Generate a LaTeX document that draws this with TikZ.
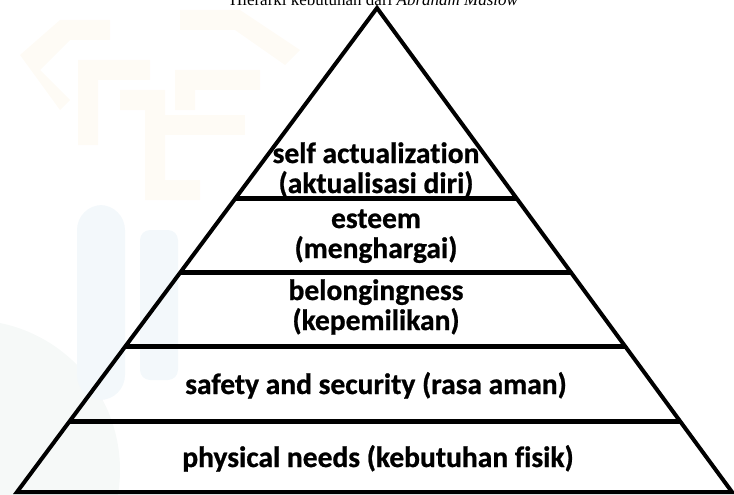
\documentclass[tikz,border=0pt]{standalone}
\usepackage{fontspec}
\setmainfont{Carlito}
\newfontfamily\lblfont{Carlito}[BoldFeatures={FakeBold=0.8}, RawFeature={-liga;-clig}]
\newfontfamily\titlefont{Liberation Serif}
\usetikzlibrary{calc}
\definecolor{wmyellow}{HTML}{FEFBF5}
\definecolor{wmblue}{HTML}{F3F8FB}
\definecolor{wmgreen}{HTML}{F6F9F8}
\tikzset{
  x=1pt, y=-1pt,
  edge/.style={line width=4pt, line join=miter},
  tier/.style={line width=5pt},
  lbl/.style={inner sep=0pt, anchor=base, font=\lblfont\fontsize{29.5}{30}\selectfont\bfseries},
  ttl/.style={inner sep=0pt, anchor=base, font=\titlefont\fontsize{17}{20}\selectfont}
}
\begin{document}
\begin{tikzpicture}
\useasboundingbox (0,0) rectangle (734,495);
% faint watermark
\begin{scope}
\clip (0,0) rectangle (734,495);
\fill[wmgreen] (-30,470) circle (150);
\fill[wmblue, rounded corners=25pt] (77,205) rectangle (125,400);
\fill[wmblue, rounded corners=10pt] (140,230) rectangle (178,380);
\fill[wmyellow] (20,55) -- (60,20) -- (110,20) -- (110,40) -- (70,40) -- (40,70) -- (70,100) -- (60,110) -- cycle;
\fill[wmyellow] (78,60) -- (150,60) -- (150,80) -- (98,80) -- (98,145) -- (78,145) -- cycle;
\fill[wmyellow] (120,90) -- (165,90) -- (165,180) -- (200,180) -- (200,200) -- (145,200) -- (145,110) -- (120,110) -- cycle;
\fill[wmyellow] (180,10) -- (240,10) -- (300,50) -- (285,65) -- (235,30) -- (180,30) -- cycle;
\fill[wmyellow] (175,70) -- (260,70) -- (260,90) -- (195,90) -- (195,110) -- (175,110) -- cycle;
\fill[wmyellow] (165,115) -- (245,115) -- (245,135) -- (165,135) -- cycle;
% cut-off title
\node[ttl] (title) at (374,5.5) {Hierarki kebutuhan dari \textit{Abraham Maslow}};
\end{scope}
% pyramid
\coordinate (A) at (377,8);
\coordinate (BL) at (17,492);
\coordinate (BR) at (732,492);
\foreach \n/\t in {1/0.3946, 2/0.5475, 3/0.7004, 4/0.8533} {
  \coordinate (L\n) at ($(A)!\t!(BL)$);
  \coordinate (R\n) at ($(A)!\t!(BR)$);
}
\draw[edge] (A) -- (BL) -- (BR) -- cycle;
\foreach \n in {1,2,3,4} { \draw[tier] (L\n) -- (R\n); }
% labels
\node[lbl] (sa1) at (376,163) {self actualization};
\node[lbl] (sa2) at (376,193) {(aktualisasi diri)};
\node[lbl] (es1) at (376,228) {esteem};
\node[lbl] (es2) at (376,258) {(menghargai)};
\node[lbl] (be1) at (376,300) {belongingness};
\node[lbl] (be2) at (376,330) {(kepemilikan)};
\node[lbl] (sf) at (376,394) {safety and security (rasa aman)};
\node[lbl] (ph) at (378,467) {physical needs (kebutuhan fisik)};
\end{tikzpicture}
\end{document}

◇ ◇ ◇ ◇ ◇ ◇ ◇

# Problem to solve
Return the listing above in full and without alteration, excluding its pictures.

# Result of this task
Generate a LaTeX document that draws this with TikZ.
\documentclass[tikz,border=0pt]{standalone}
\usepackage{fontspec}
\setmainfont{Carlito}
\newfontfamily\lblfont{Carlito}[BoldFeatures={FakeBold=0.8}, RawFeature={-liga;-clig}]
\newfontfamily\titlefont{Liberation Serif}
\usetikzlibrary{calc}
\definecolor{wmyellow}{HTML}{FEFBF5}
\definecolor{wmblue}{HTML}{F3F8FB}
\definecolor{wmgreen}{HTML}{F6F9F8}
\tikzset{
  x=1pt, y=-1pt,
  edge/.style={line width=4pt, line join=miter},
  tier/.style={line width=5pt},
  lbl/.style={inner sep=0pt, anchor=base, font=\lblfont\fontsize{29.5}{30}\selectfont\bfseries},
  ttl/.style={inner sep=0pt, anchor=base, font=\titlefont\fontsize{17}{20}\selectfont}
}
\begin{document}
\begin{tikzpicture}
\useasboundingbox (0,0) rectangle (734,495);
% faint watermark
\begin{scope}
\clip (0,0) rectangle (734,495);
\fill[wmgreen] (-30,470) circle (150);
\fill[wmblue, rounded corners=25pt] (77,205) rectangle (125,400);
\fill[wmblue, rounded corners=10pt] (140,230) rectangle (178,380);
\fill[wmyellow] (20,55) -- (60,20) -- (110,20) -- (110,40) -- (70,40) -- (40,70) -- (70,100) -- (60,110) -- cycle;
\fill[wmyellow] (78,60) -- (150,60) -- (150,80) -- (98,80) -- (98,145) -- (78,145) -- cycle;
\fill[wmyellow] (120,90) -- (165,90) -- (165,180) -- (200,180) -- (200,200) -- (145,200) -- (145,110) -- (120,110) -- cycle;
\fill[wmyellow] (180,10) -- (240,10) -- (300,50) -- (285,65) -- (235,30) -- (180,30) -- cycle;
\fill[wmyellow] (175,70) -- (260,70) -- (260,90) -- (195,90) -- (195,110) -- (175,110) -- cycle;
\fill[wmyellow] (165,115) -- (245,115) -- (245,135) -- (165,135) -- cycle;
% cut-off title
\node[ttl] (title) at (374,5.5) {Hierarki kebutuhan dari \textit{Abraham Maslow}};
\end{scope}
% pyramid
\coordinate (A) at (377,8);
\coordinate (BL) at (17,492);
\coordinate (BR) at (732,492);
\foreach \n/\t in {1/0.3946, 2/0.5475, 3/0.7004, 4/0.8533} {
  \coordinate (L\n) at ($(A)!\t!(BL)$);
  \coordinate (R\n) at ($(A)!\t!(BR)$);
}
\draw[edge] (A) -- (BL) -- (BR) -- cycle;
\foreach \n in {1,2,3,4} { \draw[tier] (L\n) -- (R\n); }
% labels
\node[lbl] (sa1) at (376,163) {self actualization};
\node[lbl] (sa2) at (376,193) {(aktualisasi diri)};
\node[lbl] (es1) at (376,228) {esteem};
\node[lbl] (es2) at (376,258) {(menghargai)};
\node[lbl] (be1) at (376,300) {belongingness};
\node[lbl] (be2) at (376,330) {(kepemilikan)};
\node[lbl] (sf) at (376,394) {safety and security (rasa aman)};
\node[lbl] (ph) at (378,467) {physical needs (kebutuhan fisik)};
\end{tikzpicture}
\end{document}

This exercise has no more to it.